Juego criollo si los hay, la paisanada lo aprendió de los españoles y parece que ya los griegos andaban por ahí tirándole huesos al azar. Porque la mentada taba, no era otra cosa que un hueso astrágalo vacuno y cada gaucho solía tener la suya, adornada con detalles personalísimos.
Rural y clandestino, jamás fue legalizado y era perseguido por las autoridades para evitar alborotos, peleas y discusiones propias del manejo informal del dinero. Porque la taba, más que un juego, es una apuesta. El gaucho lo practicaba no por diversión, sino por vértigo y casi como un medio de vida. El “queso” o campo de juego era una simple raya trazada en un terreno preferentemente blando y apenas húmedo. De cada lado, a unos seis o siete metros de distancia, dos gauchos frente a frente, mano a mano, jugaban a ganar o a quedarse seco.

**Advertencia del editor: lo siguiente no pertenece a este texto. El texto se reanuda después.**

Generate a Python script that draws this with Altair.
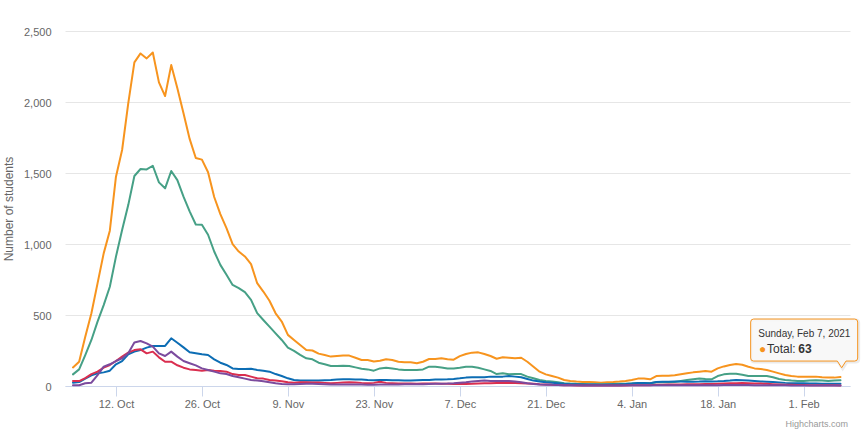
import altair as alt
import pandas as pd

# ---------------- data ----------------
dates = [d.strftime("%Y-%m-%d") for d in pd.date_range("2020-10-05", "2021-02-07", freq="D")]

total = [131, 171, 347, 512, 723, 934, 1094, 1474, 1662, 1990,
         2279, 2342, 2307, 2349, 2138, 2042, 2260, 2096, 1920, 1740,
         1606, 1594, 1505, 1331, 1211, 1112, 999, 947, 912, 858,
         724, 665, 600, 512, 454, 360, 324, 289, 254, 250,
         228, 218, 207, 211, 214, 214, 199, 183, 183, 172,
         178, 188, 183, 171, 167, 167, 160, 171, 190, 190,
         195, 188, 185, 210, 225, 235, 237, 225, 211, 192,
         202, 199, 195, 199, 171, 136, 101, 82, 70, 59,
         42, 35, 31, 28, 28, 26, 23, 26, 28, 31,
         35, 42, 52, 52, 47, 70, 73, 73, 75, 82,
         89, 96, 101, 106, 101, 124, 138, 148, 155, 150,
         136, 124, 120, 113, 101, 89, 77, 70, 66, 66,
         66, 66, 61, 59, 59, 63]

green = [82, 117, 218, 324, 453, 570, 699, 911, 1098, 1274,
         1479, 1528, 1525, 1551, 1434, 1392, 1514, 1450, 1333, 1230,
         1137, 1135, 1065, 947, 853, 783, 712, 689, 661, 607,
         513, 465, 418, 371, 324, 270, 247, 219, 195, 188,
         164, 153, 141, 141, 143, 141, 131, 122, 117, 108,
         124, 129, 124, 117, 113, 113, 113, 117, 136, 136,
         131, 124, 124, 129, 136, 136, 129, 117, 106, 84,
         89, 82, 84, 84, 66, 54, 42, 35, 31, 26,
         20, 17, 15, 14, 13, 12, 12, 13, 14, 15,
         16, 18, 20, 20, 19, 26, 26, 27, 28, 35,
         42, 47, 52, 49, 47, 70, 82, 87, 86, 79,
         70, 70, 70, 70, 61, 49, 42, 38, 35, 35,
         38, 40, 38, 35, 38, 41]

blue = [23, 28, 52, 75, 89, 96, 108, 153, 176, 223,
        242, 253, 270, 282, 282, 282, 336, 305, 272, 237,
        230, 223, 218, 188, 164, 148, 124, 120, 120, 122,
        113, 108, 101, 84, 70, 54, 42, 38, 38, 38,
        38, 40, 42, 45, 47, 47, 45, 45, 42, 40,
        42, 42, 40, 40, 38, 38, 40, 42, 42, 45,
        45, 47, 50, 54, 59, 61, 61, 61, 66, 66,
        66, 70, 66, 61, 49, 38, 31, 26, 23, 19,
        15, 13, 12, 11, 10, 10, 9, 10, 11, 12,
        14, 17, 22, 22, 20, 28, 30, 30, 31, 31,
        30, 30, 31, 33, 32, 33, 35, 38, 42, 40,
        38, 35, 32, 30, 28, 25, 22, 20, 20, 19,
        18, 17, 16, 15, 15, 15]

red = [35, 35, 56, 84, 101, 129, 148, 176, 207, 235,
       253, 258, 230, 242, 202, 171, 171, 146, 129, 117,
       113, 108, 113, 108, 106, 101, 84, 77, 77, 66,
       54, 52, 42, 38, 33, 26, 23, 26, 26, 25,
       24, 22, 20, 22, 24, 26, 25, 22, 20, 22,
       30, 22, 20, 18, 17, 17, 16, 17, 18, 18,
       16, 15, 14, 14, 14, 15, 17, 19, 20, 21,
       22, 22, 21, 20, 18, 15, 12, 10, 8, 7,
       5, 5, 4, 4, 4, 3, 3, 3, 3, 4,
       4, 5, 6, 6, 6, 8, 9, 10, 10, 11,
       12, 13, 13, 14, 14, 16, 18, 19, 20, 21,
       20, 18, 17, 15, 13, 11, 9, 8, 7, 7,
       6, 6, 6, 5, 5, 4]

purple = [5, 5, 19, 23, 77, 136, 153, 176, 195, 230,
          307, 317, 300, 277, 230, 211, 242, 207, 176, 160,
          145, 124, 113, 101, 89, 84, 70, 61, 52, 42,
          38, 33, 26, 19, 14, 12, 12, 14, 16, 16,
          14, 12, 10, 10, 10, 10, 10, 10, 9, 9,
          10, 10, 10, 11, 12, 12, 12, 13, 14, 15,
          16, 17, 19, 23, 26, 31, 35, 38, 35, 35,
          35, 35, 31, 26, 19, 14, 11, 9, 8, 7,
          6, 5, 5, 4, 4, 4, 4, 4, 4, 4,
          5, 5, 5, 5, 5, 6, 6, 6, 6, 6,
          6, 6, 6, 6, 6, 6, 7, 7, 7, 7,
          7, 6, 6, 6, 5, 5, 5, 4, 4, 4,
          4, 4, 3, 3, 3, 3]

series_names = ["Total", "Group 1", "Group 2", "Group 3", "Group 4"]
series_values = [total, green, blue, red, purple]
series_colors = ["#F7941E", "#46A086", "#0C6DB4", "#DA2E4F", "#7B4B9E"]

x_tick_dates = [(2020, 10, 12), (2020, 10, 26), (2020, 11, 9), (2020, 11, 23),
                (2020, 12, 7), (2020, 12, 21), (2021, 1, 4), (2021, 1, 18), (2021, 2, 1)]
y_ticks = [0, 500, 1000, 1500, 2000, 2500]

tooltip_date = "2021-02-07"
tooltip_header = "Sunday, Feb 7, 2021"
tooltip_name = "Total"
tooltip_value = 63

# ---------------- styling ----------------
FONT = "Liberation Sans"
W, H = 785, 355

xscale = alt.Scale(
    type="utc",
    domain=[alt.DateTime(year=2020, month=10, date=3, hours=16, minutes=48, utc=True),
            alt.DateTime(year=2021, month=2, date=8, hours=13, minutes=12, utc=True)],
)
yscale = alt.Scale(domain=[0, 2500], nice=False)

xaxis = alt.Axis(
    values=[alt.DateTime(year=y, month=m, date=d, utc=True) for y, m, d in x_tick_dates],
    labelExpr="utcFormat(datum.value, '%-d. %b')",
    labelFont=FONT, labelFontSize=11, labelColor="#666666",
    domainColor="#ccd6eb", tickColor="#ccd6eb", tickSize=10, labelPadding=2,
    grid=False, labelFlush=False, labelOverlap=False, title=None,
)
yaxis = alt.Axis(
    values=y_ticks, labelExpr="format(datum.value, ',')", grid=True, gridColor="#e6e6e6",
    domain=False, ticks=False,
    labelPadding=14, labelFont=FONT, labelFontSize=11, labelColor="#666666",
    labelBaseline="middle", labelOffset=1,
    title="Number of students", titleFont=FONT, titleFontSize=12, titleColor="#666666",
    titleFontWeight="normal", titleX=-57, titleY=H / 2, titleAngle=270,
    titleAlign="center", titleBaseline="middle",
)

layers = []
for i, (name, vals, color) in enumerate(zip(series_names, series_values, series_colors)):
    df = pd.DataFrame({"date": dates, "students": vals, "series": name})
    layers.append(
        alt.Chart(df).mark_line(color=color, strokeWidth=2, strokeJoin="round", strokeCap="round").encode(
            x=alt.X("date:T", scale=xscale, axis=xaxis),
            y=alt.Y("students:Q", scale=yscale, axis=yaxis),
        )
    )

# ---------------- tooltip callout (anchored to the Feb 7 total point) ----------------
tip_df = pd.DataFrame({"date": [tooltip_date], "students": [tooltip_value]})
L, R, T, B, r = -89.8, 17.2, -58, -16, 3
tipx, tipy, bl, br = 1.2, -9.3, -3.2, 5.5


def callout(dx=0.0, dy=0.0):
    p = lambda x, y: f"{x + dx:.1f} {y + dy:.1f}"
    return (f"M {p(L + r, T)} L {p(R - r, T)} Q {p(R, T)} {p(R, T + r)} "
            f"L {p(R, B - r)} Q {p(R, B)} {p(R - r, B)} L {p(br, B)} L {p(tipx, tipy)} "
            f"L {p(bl, B)} L {p(L + r, B)} Q {p(L, B)} {p(L, B - r)} "
            f"L {p(L, T + r)} Q {p(L, T)} {p(L + r, T)} Z")


base_tip = alt.Chart(tip_df).encode(
    x=alt.X("date:T", scale=xscale, axis=xaxis),
    y=alt.Y("students:Q", scale=yscale, axis=yaxis),
)
shadow = base_tip.mark_point(shape=callout(1, 1), size=4, filled=False, stroke="#000000",
                             strokeOpacity=0.08, strokeWidth=3, opacity=1)
box = base_tip.mark_point(shape=callout(), size=4, filled=True, fill="#f7f7f7", fillOpacity=0.9,
                          stroke="#F7941E", strokeWidth=1, opacity=1)
hdr = base_tip.mark_text(text=tooltip_header, align="left", baseline="middle", dx=-82.2, dy=-42.7,
                         font=FONT, fontSize=10, color="#333333")
dot = base_tip.mark_text(text="\u25CF", align="left", baseline="middle", dx=-81.5, dy=-27.7,
                         font=FONT, fontSize=12, color="#F7941E")
lbl = base_tip.mark_text(text=f"{tooltip_name}: ", align="left", baseline="middle", dx=-73.5, dy=-27.7,
                         font=FONT, fontSize=12, color="#333333")
val = base_tip.mark_text(text=str(tooltip_value), align="left", baseline="middle", dx=-42.2, dy=-27.7,
                         font=FONT, fontSize=12, fontWeight="bold", color="#333333")

credits = alt.Chart(tip_df).mark_text(
    text="Highcharts.com", align="right", baseline="middle", font=FONT, fontSize=9, color="#999999"
).encode(x=alt.value(783), y=alt.value(393))

chart = alt.layer(*layers, shadow, box, hdr, dot, lbl, val, credits).properties(
    width=W, height=H,
    padding={"left": 65, "top": 31, "right": 18, "bottom": 50},
    autosize=alt.AutoSizeParams(type="none"),
    background="white",
).configure(font=FONT).configure_view(stroke=None)

chart.save("out.html", embed_options={"renderer": "svg", "actions": False})
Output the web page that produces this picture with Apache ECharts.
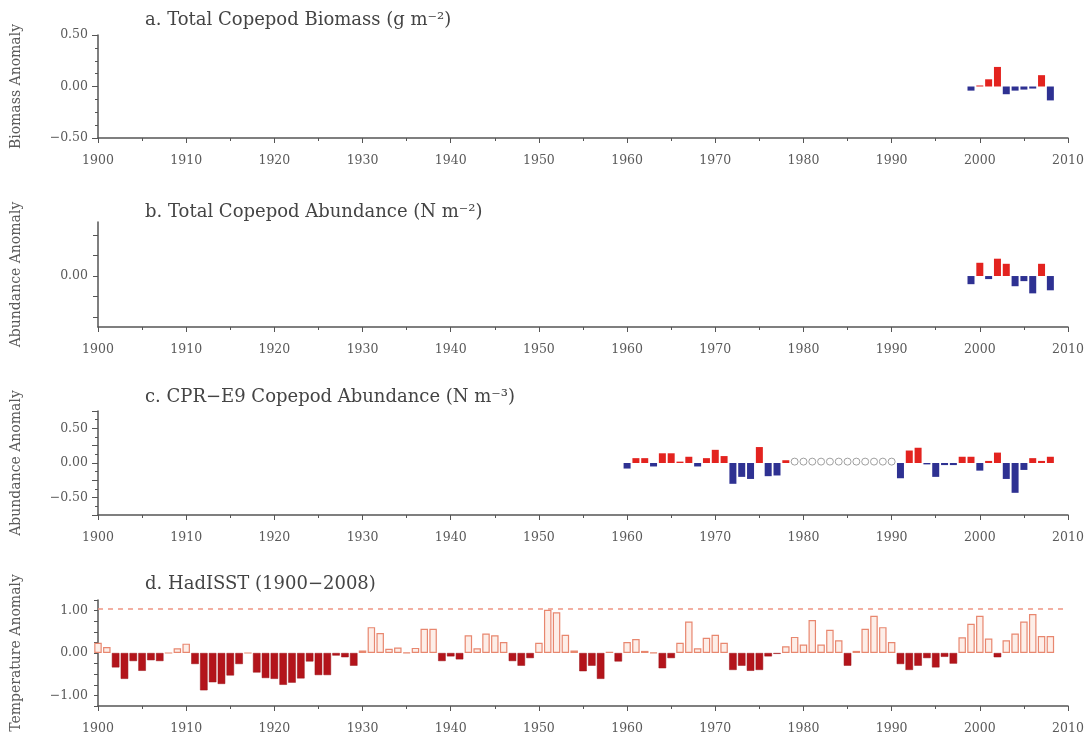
<!DOCTYPE html>
<html><head><meta charset="utf-8">
<script src="https://cdn.jsdelivr.net/npm/echarts@6/dist/echarts.min.js"></script>
<style>html,body{margin:0;padding:0;background:#fff}#c{width:1088px;height:742px}</style>
</head><body><div id="c"></div>
<script>
// ---- data ----
const biomassYears = [1999,2000,2001,2002,2003,2004,2005,2006,2007,2008];
const biomassValues = [-0.04,0.01,0.07,0.19,-0.075,-0.04,-0.03,-0.02,0.11,-0.135];
const abundanceYears = [1999,2000,2001,2002,2003,2004,2005,2006,2007,2008];
const abundanceValues = [-0.08,0.13,-0.03,0.17,0.12,-0.10,-0.05,-0.17,0.12,-0.14];
const cprYears = [1960,1961,1962,1963,1964,1965,1966,1967,1968,1969,1970,1971,1972,1973,1974,1975,1976,1977,1978,
  1991,1992,1993,1994,1995,1996,1997,1998,1999,2000,2001,2002,2003,2004,2005,2006,2007,2008];
const cprValues = [-0.08,0.07,0.07,-0.05,0.14,0.14,0.02,0.09,-0.05,0.07,0.19,0.10,-0.30,-0.20,-0.23,0.23,-0.19,-0.18,0.04,
  -0.22,0.18,0.22,-0.02,-0.20,-0.03,-0.03,0.09,0.09,-0.11,0.03,0.15,-0.23,-0.43,-0.10,0.07,0.03,0.09];
const cprMissingYears = [1979,1980,1981,1982,1983,1984,1985,1986,1987,1988,1989,1990];
const sstYears = [1900,1901,1902,1903,1904,1905,1906,1907,1908,1909,1910,1911,1912,1913,1914,1915,1916,1917,1918,1919,
  1920,1921,1922,1923,1924,1925,1926,1927,1928,1929,1930,1931,1932,1933,1934,1935,1936,1937,1938,1939,
  1940,1941,1942,1943,1944,1945,1946,1947,1948,1949,1950,1951,1952,1953,1954,1955,1956,1957,1958,1959,
  1960,1961,1962,1963,1964,1965,1966,1967,1968,1969,1970,1971,1972,1973,1974,1975,1976,1977,1978,1979,
  1980,1981,1982,1983,1984,1985,1986,1987,1988,1989,1990,1991,1992,1993,1994,1995,1996,1997,1998,1999,
  2000,2001,2002,2003,2004,2005,2006,2007,2008];
const sstValues = [0.24,0.14,-0.34,-0.61,-0.19,-0.42,-0.17,-0.19,0,0.11,
  0.22,-0.26,-0.88,-0.69,-0.73,-0.53,-0.26,0,-0.46,-0.59,
  -0.61,-0.75,-0.70,-0.60,-0.20,-0.52,-0.52,-0.06,-0.10,-0.30,
  0.06,0.61,0.47,0.10,0.13,0.01,0.12,0.57,0.57,-0.19,
  -0.08,-0.15,0.42,0.11,0.46,0.42,0.26,-0.19,-0.30,-0.12,
  0.24,1.02,0.96,0.43,0.06,-0.43,-0.30,-0.61,0.03,-0.20,
  0.26,0.33,0.05,0.01,-0.36,-0.12,0.24,0.74,0.11,0.36,
  0.43,0.24,-0.40,-0.30,-0.42,-0.40,-0.08,-0.02,0.16,0.38,
  0.20,0.78,0.20,0.55,0.30,-0.30,0.05,0.57,0.88,0.61,
  0.26,-0.26,-0.40,-0.30,-0.12,-0.34,-0.09,-0.25,0.37,0.69,
  0.88,0.34,-0.10,0.30,0.46,0.74,0.92,0.40,0.40];
const sstReference = 1.05;
const titles = ['a. Total Copepod Biomass (g m\u207B\u00B2)','b. Total Copepod Abundance (N m\u207B\u00B2)',
  'c. CPR\u2212E9 Copepod Abundance (N m\u207B\u00B3)','d. HadISST (1900\u22122008)'];
const yNames = ['Biomass Anomaly','Abundance Anomaly','Abundance Anomaly','Temperature Anomaly'];

// ---- styling ----
const FONT = 'DejaVu Serif';
const AX = '#555';
const TXT = '#5a5a5a';
const RED = '#e3231f', BLUE = '#2e3192';
const DARKRED = '#b3141b', HOLLOW_B = '#e8876f', HOLLOW_F = '#fdeee8';
const fmt = v => (v < 0 ? '\u2212' : '') + Math.abs(v).toFixed(2);

const grids = [
  {left:98, right:20, top:35, height:103},
  {left:98, right:20, top:222, height:105},
  {left:98, right:20, top:411, height:104},
  {left:98, right:20, top:600, height:106}
];
const xAxes = grids.map((g,i)=>({
  type:'value', gridIndex:i, min:1900, max:2010, interval:10,
  axisLine:{show:true, onZero:false, lineStyle:{color:AX, width:1.5}},
  axisTick:{show:true, length:5, lineStyle:{color:AX}},
  minorTick:{show:true, splitNumber:2, length:3, lineStyle:{color:AX}},
  splitLine:{show:false},
  axisLabel:{color:TXT, fontFamily:FONT, fontSize:12.5, margin:16, formatter:v=>String(v)}
}));
const yBase = (i) => ({
  type:'value', gridIndex:i, name:yNames[i], nameLocation:'middle', nameGap:75,
  nameTextStyle:{color:TXT, fontFamily:FONT, fontSize:14},
  axisLine:{show:true, onZero:false, lineStyle:{color:AX, width:1.5}},
  axisTick:{show:true, length:6, inside:false, lineStyle:{color:AX}},
  splitLine:{show:false},
  axisLabel:{color:TXT, fontFamily:FONT, fontSize:12.5, margin:10, formatter:fmt}
});
const yAxes = [
  Object.assign(yBase(0), {min:-0.5, max:0.5, interval:0.5,
    minorTick:{show:true, splitNumber:4, length:3, lineStyle:{color:AX}}}),
  Object.assign(yBase(1), {min:-0.5, max:0.53,
    axisLabel:{color:TXT, fontFamily:FONT, fontSize:12.5, margin:10, formatter:fmt, customValues:[0]},
    axisTick:{show:true, length:5, lineStyle:{color:AX}, customValues:[-0.4,-0.2,0,0.2,0.4]}}),
  Object.assign(yBase(2), {min:-0.75, max:0.75, interval:0.25,
    axisLabel:{color:TXT, fontFamily:FONT, fontSize:12.5, margin:10,
      formatter:v=> (Math.abs(Math.round(v*100)) % 50 === 0 ? fmt(v) : '')},
    minorTick:{show:true, splitNumber:2, length:3, lineStyle:{color:AX}}}),
  Object.assign(yBase(3), {min:-1.25, max:1.25, interval:0.25,
    axisLabel:{color:TXT, fontFamily:FONT, fontSize:12.5, margin:10,
      formatter:v=> (Math.abs(Math.round(v*100)) % 100 === 0 ? fmt(v) : '')},
    axisTick:{show:true, length:4, lineStyle:{color:AX}}})
];

function signBars(years, vals, pos, neg){
  return years.map((y,k)=>({value:[y, vals[k]],
    itemStyle:{color: vals[k] >= 0 ? pos : neg}}));
}
const series = [
  {type:'bar', xAxisIndex:0, yAxisIndex:0, barWidth:7, data:signBars(biomassYears, biomassValues, RED, BLUE)},
  {type:'bar', xAxisIndex:1, yAxisIndex:1, barWidth:7, data:signBars(abundanceYears, abundanceValues, RED, BLUE)},
  {type:'bar', xAxisIndex:2, yAxisIndex:2, barWidth:7, data:signBars(cprYears, cprValues, RED, BLUE)},
  {type:'scatter', xAxisIndex:2, yAxisIndex:2, symbol:'circle', symbolSize:7,
    itemStyle:{color:'#ffffff', borderColor:'#a0a0a0', borderWidth:1, opacity:1},
    data:cprMissingYears.map(y=>[y,0.02]), z:5},
  {type:'bar', xAxisIndex:3, yAxisIndex:3, barWidth:7.5,
    data:sstYears.map((y,k)=>({value:[y, sstValues[k]],
      itemStyle: sstValues[k] >= 0
        ? {color:HOLLOW_F, borderColor:HOLLOW_B, borderWidth:1.2}
        : {color:DARKRED, borderColor:'#9a1016', borderWidth:0.5}})),
    markLine:{silent:true, symbol:'none', label:{show:false},
      lineStyle:{type:[5,5], color:'#ef9582', width:1.5},
      data:[{yAxis:sstReference}]}}
];

const titleTops = [6, 198, 383, 570];
const chart = echarts.init(document.getElementById('c'), null, {renderer:'canvas'});
chart.setOption({
  animation:false,
  backgroundColor:'#fff',
  title: titles.map((t,i)=>({text:t, left:140, top:titleTops[i],
    textStyle:{color:'#444', fontFamily:FONT, fontSize:18, fontWeight:'normal'}})),
  grid: grids,
  xAxis: xAxes,
  yAxis: yAxes,
  series: series
});
</script></body></html>
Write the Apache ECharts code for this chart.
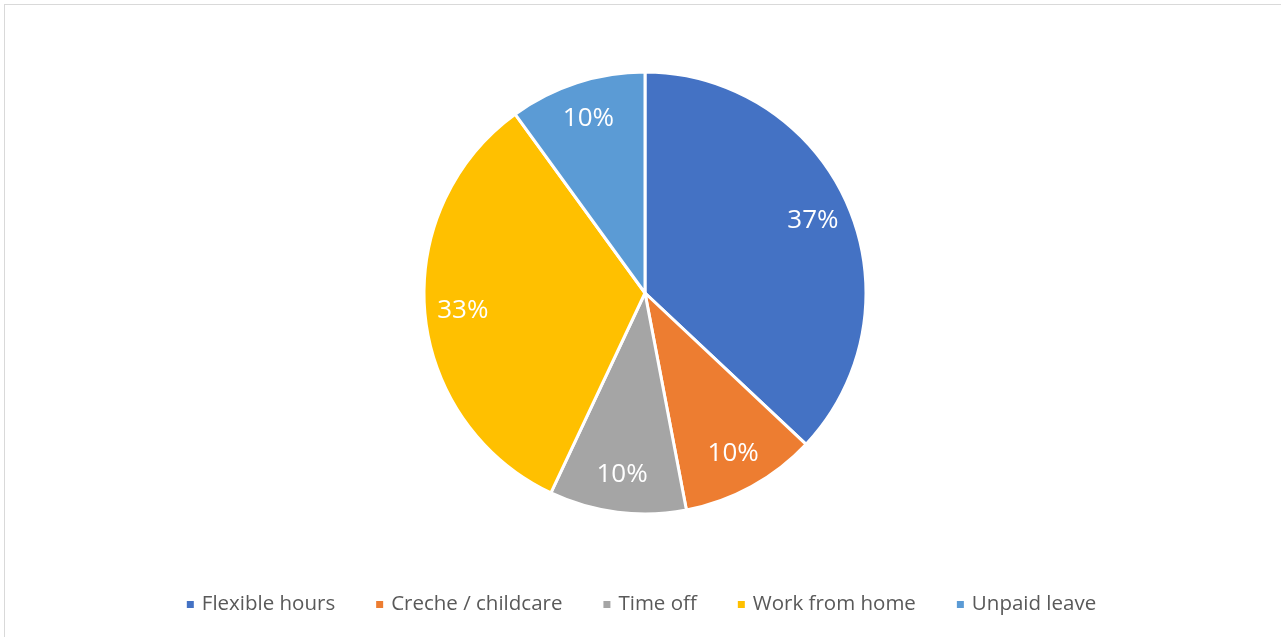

Como siempre, cuando hay guita de por medio, se regían por un conjunto de reglas consuetudinarias que se acataban con mayor o menor fervor. Básicamente, se trataba de arrojar la taba del otro lado de la raya. Si caía con la parte lisa hacia arriba, el tiro era ganador y se llamaba suerte. Si lo hacía con la parte hueca, era perdedor y se llamaba culo. El tiro pinini, que consistía en clavar la tapa en forma vertical, cambiaba de valor de acuerdo a lo estipulado por los participantes. Los de afuera eran de palo, pero tampoco se abstenían de apostar. Sea a mano de uno u otro competidor, sea a suerte, culo, panza, hoyo u ombligo. Cualquier contingencia que sufriera la taba servía para tentar al destino; lo importante era apostar. Y no solo dinero, sino que también se ponían en juego otros bienes o pertenencias.
Hoy en día, este tipo de vicios son monopolio de bingos y casinos. El que busque la taba solo la encontrará en pequeños círculos de fanáticos, en pinturas alusivas o en la voz de algún cantor criollo que, como el más famoso de los nuestros, haya sufrido por ella los reveses del azar. Así y todo, no es poco.